▶ TASK OBJECTIVE
Gather all lines containing the string "chart" and copy them out.
--- START OF GIVEN DATA ---
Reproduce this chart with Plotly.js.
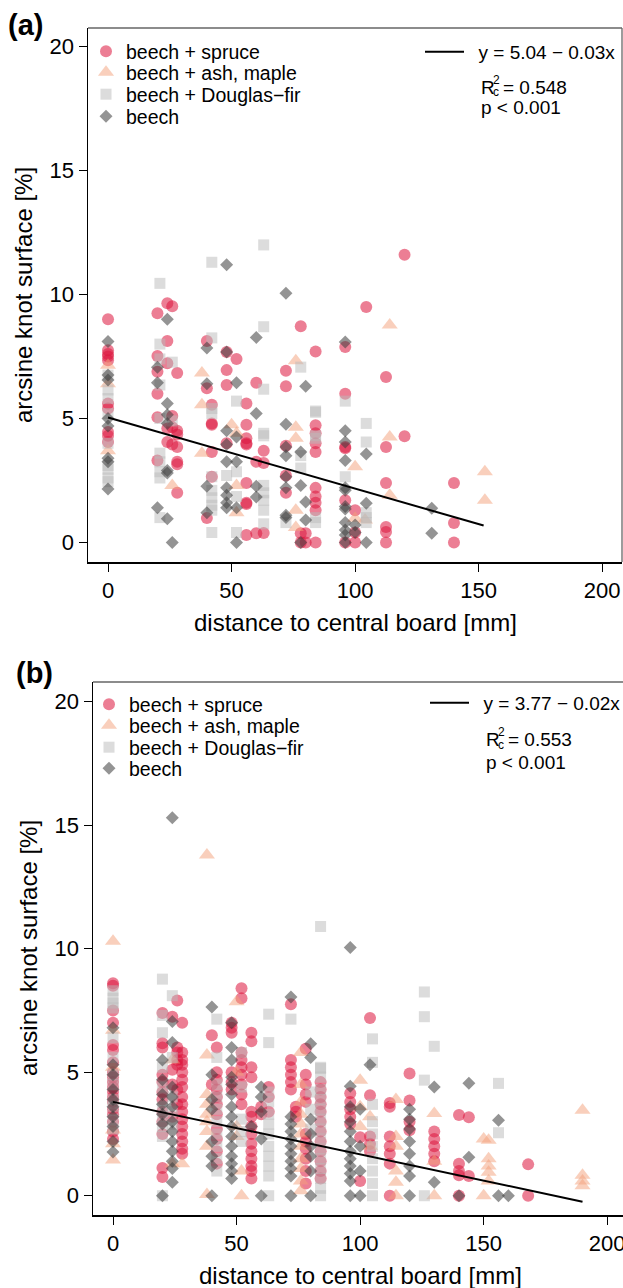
<!DOCTYPE html>
<html>
<head>
<meta charset="utf-8">
<script src="https://cdn.plot.ly/plotly-3.0.1.min.js"></script>
<style>
html,body{margin:0;padding:0;background:#fff;overflow:hidden;}
#chart{width:632px;height:1288px;}
</style>
</head>
<body>
<div id="chart"></div>
<script>
// ---------- DATA (distance [mm], [arcsine knot surface %]) ----------
const xTicks = [0, 50, 100, 150, 200];
const yTicks = [0, 5, 10, 15, 20];
const seriesNames = ["beech + spruce", "beech + ash, maple", "beech + Douglas\u2212fir", "beech"];

// Panel (a)
const aSpruce = [
  [0,[9.0,7.75,7.6,7.5,7.35,5.6,5.4,4.45,4.3,4.05]],
  [20,[9.24,7.52,6.88,6.0,5.05,3.3]],
  [24,[9.65,8.12,7.23,4.6,4.05]],
  [26,[9.53,5.1,4.65,3.95]],
  [28,[6.83,4.5,4.35,3.85,3.25,3.15,2.0]],
  [40,[8.12,6.22,0.98]],
  [42,[5.55,4.8,4.75,3.65,2.65]],
  [48,[7.68,6.95,6.35,4.0]],
  [52,[7.4]],
  [56,[5.6,4.75,4.2,4.0,3.95,2.4,1.6,1.55,0.3]],
  [60,[6.44,3.25,0.37]],
  [63,[3.7,3.2,0.38]],
  [72,[6.92,6.3,3.9,2.7,2.0]],
  [78,[8.72,0.37,0.0]],
  [80,[0.37,0.0]],
  [84,[7.7,4.73,4.4,4.0,3.65,2.2,1.85,1.6,1.3,0.0]],
  [96,[7.88,6.0,3.85,3.8,1.7,0.0]],
  [100,[1.3,0.4,0.0]],
  [104.5,[9.5]],
  [112.5,[6.67,3.85,2.4,0.62,0.42,0.0]],
  [120,[11.6,4.28]],
  [140,[2.4,0.78,0.0]]
];
const aAsh = [
  [0,[7.15,6.4,3.7]],
  [26,[2.3]],
  [38,[6.83,5.55,3.6]],
  [50,[4.75]],
  [52,[4.4,2.3,1.2]],
  [76,[7.33,4.65,4.2,1.3,0.6]],
  [100,[3.05,0.97]],
  [104,[0.9]],
  [114,[8.77,4.25,1.9]],
  [152.5,[2.85,1.7]]
];
const aDouglas = [
  [0,[6.75,6.15,5.8,5.2,4.0,3.1,2.95,2.6,2.45]],
  [21,[10.45,8.0,7.4,6.35,5.0,3.6,3.25,2.85,2.6,1.0]],
  [26,[7.27,4.9]],
  [42,[11.3,8.25,5.4,5.2,2.65,2.1,1.8,1.5,1.3,0.4]],
  [48,[2.7]],
  [52,[5.7,2.85,1.85,0.4]],
  [63,[12.0,8.7,6.18,4.4,4.3,2.3,2.0,1.7,1.3,0.75]],
  [72,[0.8]],
  [78,[7.07,3.5,3.0]],
  [84,[5.3,5.25,4.3,4.2,1.0,0.8]],
  [96,[5.7,2.65]],
  [104.5,[4.8,4.05,1.2,1.0,0.8]]
];
const aBeech = [
  [0,[8.1,6.75,6.55,5.0,4.7,3.4,3.25,2.15]],
  [20,[7.07,6.44,1.4]],
  [24,[9.0,5.6,5.15,4.8,2.9,2.8,0.95]],
  [26,[0.0]],
  [40,[7.84,6.4,2.27,1.2]],
  [48,[11.2,7.68,4.5,3.95,3.25,2.2,1.9,1.6,1.4]],
  [52,[6.44,4.25,3.25,1.4,0.0]],
  [60,[8.27,5.2,2.27,1.83]],
  [72,[10.05,4.77,3.85,3.5,2.65,2.2,1.1,1.0]],
  [78,[3.65,2.3,0.0]],
  [80,[6.3,1.63,0.9]],
  [96,[8.08,4.5,4.05,3.3,2.2,2.1,1.45,1.35,0.8,0.5,0.3,0.0]],
  [100,[0.7,0.4]],
  [104.5,[3.57,1.58,0.0]],
  [131,[1.38,0.37]]
];
const aFitX = [0, 152];
const aFitY = [5.04, 0.68];
const aFitLabel = "y = 5.04 \u2212 0.03x";
const aR2 = "0.548";
const aP = "p < 0.001";

// Panel (b)
const bSpruce = [
  [0,[8.6,8.5,7.5,7.0,6.1,5.9,5.4,5.0,4.8,4.6,4.4,4.2,4.0,3.8,3.5,3.3,3.0,2.6,2.3]],
  [20,[7.4,6.17,6.0,4.9,4.6,4.2,3.9,3.4,3.0,2.5,1.12,0.76]],
  [24,[7.25,5.1,4.5,3.2]],
  [26,[7.9,6.0,5.8,5.5,5.3,4.3,3.7]],
  [28,[7.0,5.8,5.5,5.3,5.0,4.7,4.4,4.0,3.7,3.4,3.1,2.8,2.5,2.2,1.9,1.7]],
  [40,[6.5,4.5]],
  [42,[6.0,5.0,4.7,4.3,4.0,3.7,3.3,2.7,2.3,1.8,1.3]],
  [48,[7.0,6.8,6.6,5.0,4.6,4.3]],
  [52,[8.4,8.0,5.8,5.5,5.2,4.9,4.5,4.1,3.7]],
  [56,[6.6,6.25,5.2,4.8,3.4,3.2,2.8,2.5,2.1,1.8,1.5,1.2,1.0,0.7]],
  [60,[3.6,3.3]],
  [63,[4.4,4.0,3.4]],
  [72,[7.75,5.5,5.2,4.9,4.6,4.3]],
  [74,[3.6,3.4,3.2]],
  [78,[5.95,4.9,4.5,4.1,3.8,2.5,2.2,1.9,1.5,1.0,0.5]],
  [84,[4.6,4.3,4.0,3.7,3.4,3.0,2.6,2.2,1.8,1.4,1.0,0.7]],
  [96,[4.15,3.8,3.5,3.2,2.9]],
  [100,[2.37,0.6]],
  [104,[7.2,4.07,2.4,2.1,1.8]],
  [112,[3.75,3.6,2.4,2.0,1.7,1.3,0.0]],
  [120,[4.95,3.86,3.0,2.65]],
  [130,[2.6,2.3,2.0,1.7,1.4]],
  [140,[3.27,1.3,1.0,0.83,0.0]],
  [144,[3.18,0.8]],
  [168,[1.27,0.0]]
];
const bAsh = [
  [0,[10.3,6.7,5.2,2.66,2.1,1.45]],
  [24,[5.5,1.3]],
  [28,[1.3]],
  [38,[13.8,5.7,4.1,3.7,3.3,3.0,2.6,2.0,0.05]],
  [50,[7.85,5.0,2.8,2.4]],
  [52,[1.0,0.0]],
  [76,[5.8,4.5,3.8,3.3,2.9,2.5,2.0,1.5,1.1,0.6,0.2]],
  [100,[4.68,3.6,2.8]],
  [104,[3.2,2.0]],
  [114.5,[3.9,2.4,2.0,1.0,0.55,0.0]],
  [130,[3.33,1.4,0.0]],
  [150,[2.3,0.0]],
  [152,[2.25,1.5,1.2,0.95,0.6]],
  [190,[3.46,0.83,0.6,0.4]]
];
const bDouglas = [
  [0,[8.3,8.0,7.8,7.6,6.4,5.6,4.9,4.5,3.9,3.6,3.1,2.7]],
  [20,[8.77,7.3,6.6,5.2,4.4,3.6,3.2,2.8,2.4,0.0]],
  [24,[8.1,5.6,4.0,3.4,2.9]],
  [42,[7.15,5.6,4.5,4.0,3.5,3.0,2.5,2.0,1.5,1.0]],
  [52,[5.8,4.4,3.1,2.6,2.2]],
  [63,[7.35,6.2,4.2,3.8,3.3,2.9,2.5,2.0,1.6,1.2,0.8,0.0]],
  [72,[7.15]],
  [80,[4.2,3.5,2.7]],
  [84,[10.9,5.2,5.15,4.8,4.3,3.9,3.5,3.1,2.7,2.3,1.9,1.5,1.1,0.7,0.3,0.0]],
  [105,[6.35,5.4,3.7,3.0,2.5,2.0,1.5,1.0,0.5,0.0]],
  [126,[8.25,7.25,4.68,0.0]],
  [130,[6.05]],
  [156,[4.55,2.55]]
];
const bBeech = [
  [0,[6.8,5.3,4.9,4.3,3.9,3.6,3.2,2.8,2.2,1.77]],
  [20,[5.5,4.7,4.1,3.7,3.3,2.9,0.0]],
  [24,[15.3,7.05,6.2,4.4,4.0,3.6,3.0,2.6,2.2,1.8,1.4,1.1,0.55]],
  [40,[7.64,4.9,3.9,3.5,2.2,1.6,1.2,0.0]],
  [48,[7.0,6.0,5.5,4.8,4.5,4.1,3.6,3.2,2.8,2.4,2.0,1.6,1.3,1.0,0.7]],
  [56,[2.8]],
  [60,[4.4,4.0,3.4,2.3,0.0]],
  [72,[8.05,3.2,2.9,2.6,2.3,2.0,1.7,1.4,1.1,0.8,0.0]],
  [80,[6.15,5.6,3.1,2.5,2.0,1.6,1.0,0.0]],
  [96,[10.05,4.43,3.6,3.0,2.6,2.2,1.8,1.5,1.2,0.9,0.6,0.0]],
  [100,[3.5,2.0,1.0,0.0]],
  [104,[5.3]],
  [120,[3.5,3.1,2.7,2.2,1.7,1.2,0.8,0.0]],
  [130,[4.4,0.55]],
  [140,[0.0]],
  [144,[4.55,1.56]],
  [156,[3.06,0.0]],
  [160,[0.0]]
];
const bFitX = [0, 190];
const bFitY = [3.8, -0.24];
const bFitLabel = "y = 3.77 \u2212 0.02x";
const bR2 = "0.553";
const bP = "p < 0.001";

// ---------- STYLE ----------
const W = 632, H = 1288;
const FONT = "Liberation Sans, Arial, Helvetica, sans-serif";
const markerStyles = [
  {symbol: "circle", size: 12, color: "rgba(220,20,60,0.55)"},
  {symbol: "triangle-up", size: 14, color: "rgba(244,160,122,0.5)"},
  {symbol: "square", size: 11, color: "rgba(185,185,185,0.5)"},
  {symbol: "diamond", size: 10, color: "rgba(60,60,60,0.55)"}
];

function flatX(cols){ const o=[]; cols.forEach(c=>c[1].forEach(()=>o.push(c[0]))); return o; }
function flatY(cols){ const o=[]; cols.forEach(c=>c[1].forEach(v=>o.push(v))); return o; }

function panelTraces(groups, fitX, fitY, fitLabel, xa, ya, legs, legLine){
  const t = groups.map((g, i) => ({
    type: "scatter", mode: "markers",
    x: flatX(g), y: flatY(g), xaxis: xa, yaxis: ya,
    name: seriesNames[i], legend: legs[i], showlegend: true,
    marker: {symbol: markerStyles[i].symbol, size: markerStyles[i].size,
             color: markerStyles[i].color, line: {width: 0}},
    hoverinfo: "skip"
  }));
  t.push({type: "scatter", mode: "lines", x: fitX, y: fitY, xaxis: xa, yaxis: ya,
          name: "\u2002" + fitLabel, legend: legLine, showlegend: true,
          line: {color: "#000", width: 2}, hoverinfo: "skip"});
  return t;
}

const traces = [].concat(
  panelTraces([aSpruce, aAsh, aDouglas, aBeech], aFitX, aFitY, aFitLabel, "x", "y",
              ["legend", "legend2", "legend3", "legend4"], "legend5"),
  panelTraces([bSpruce, bAsh, bDouglas, bBeech], bFitX, bFitY, bFitLabel, "x2", "y2",
              ["legend6", "legend7", "legend8", "legend9"], "legend10")
);

function xAxis(l, r, anchor){
  return {domain: [l/W, r/W], range: [-8.1, 208], anchor: anchor,
    tickmode: "array", tickvals: xTicks, ticks: "outside", ticklen: 8, tickwidth: 1, tickcolor: "#000",
    showline: true, linecolor: "#000", linewidth: 1.5, showgrid: false, zeroline: false,
    tickfont: {size: 22, color: "#000", family: FONT}};
}
function yAxis(top, bottom, range, anchor){
  return {domain: [1 - bottom/H, 1 - top/H], range: range, anchor: anchor,
    tickmode: "array", tickvals: yTicks, ticks: "outside", ticklen: 8, tickwidth: 1, tickcolor: "#000",
    showline: true, linecolor: "#000", linewidth: 1.5, showgrid: false, zeroline: false,
    tickfont: {size: 22, color: "#000", family: FONT}};
}
function frame(l, r, top, bottom){
  return [
    {type: "line", xref: "paper", yref: "paper", x0: l/W, x1: r/W, y0: 1-top/H, y1: 1-top/H, line: {color: "#666", width: 1.3}},
    {type: "line", xref: "paper", yref: "paper", x0: r/W, x1: r/W, y0: 1-bottom/H, y1: 1-top/H, line: {color: "#666", width: 1.3}}
  ];
}
function ann(text, x, y, size, opts){
  return Object.assign({text: text, xref: "paper", yref: "paper", x: x/W, y: 1 - y/H,
    showarrow: false, xanchor: "left", yanchor: "middle",
    font: {size: size, color: "#000", family: FONT}}, opts || {});
}
function statAnns(rx, ry, r2, pText, pY){
  return [
    ann("R", rx, ry, 19),
    ann("2", rx + 12, ry - 8, 12, {height: 11}),
    ann("c", rx + 12, ry + 5, 12, {height: 11}),
    ann("= " + r2, rx + 22, ry, 19),
    ann(pText, rx, pY, 19)
  ];
}
// one legend box per row so the row spacing matches the original
function legendBox(x, rowY, size, iw){
  return {x: x/W, y: 1 - (rowY - 19)/H, xanchor: "left", yanchor: "top", bgcolor: "rgba(0,0,0,0)",
          borderwidth: 0, itemwidth: iw || 30, tracegroupgap: 0, visible: true,
          font: {size: size, color: "#000", family: FONT}};
}

const layout = {
  width: W, height: H, margin: {l: 0, r: 0, t: 0, b: 0},
  paper_bgcolor: "#fff", plot_bgcolor: "#fff",
  font: {family: FONT, color: "#000"},
  showlegend: true,
  xaxis: xAxis(88, 622, "y"),
  yaxis: yAxis(28, 562, [-0.79, 20.75], "x"),
  xaxis2: xAxis(93, 627, "y2"),
  yaxis2: yAxis(682, 1215, [-0.78, 20.8], "x2"),
  legend:  legendBox(86, 51, 19.5),
  legend2: legendBox(86, 72, 19.5),
  legend3: legendBox(86, 94, 19.5),
  legend4: legendBox(86, 116, 19.5),
  legend5: legendBox(420, 52, 19, 39),
  legend6: legendBox(89, 704, 19.5),
  legend7: legendBox(89, 725, 19.5),
  legend8: legendBox(89, 747, 19.5),
  legend9: legendBox(89, 768, 19.5),
  legend10: legendBox(425, 703, 19, 39),
  shapes: [].concat(frame(88, 622, 28, 562), frame(93, 627, 682, 1215)),
  annotations: [
    ann("<b>(a)</b>", 6, 25, 29),
    ann("<b>(b)</b>", 14, 673, 29),
    ann("arcsine knot surface [%]", 23, 295, 24, {xanchor: "center", textangle: -90}),
    ann("arcsine knot surface [%]", 28, 948, 24, {xanchor: "center", textangle: -90}),
    ann("distance to central board [mm]", 355, 622, 24, {xanchor: "center"}),
    ann("distance to central board [mm]", 360, 1275, 24, {xanchor: "center"})
  ].concat(statAnns(479, 87, aR2, aP, 108), statAnns(484, 739, bR2, bP, 762))
};

Plotly.newPlot("chart", traces, layout, {displayModeBar: false, staticPlot: true});
</script>
</body>
</html>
--- END OF GIVEN DATA ---
▶ FINISHED EXERCISE
Reproduce this chart with Plotly.js.
#chart{width:632px;height:1288px;}
<div id="chart"></div>
Plotly.newPlot("chart", traces, layout, {displayModeBar: false, staticPlot: true});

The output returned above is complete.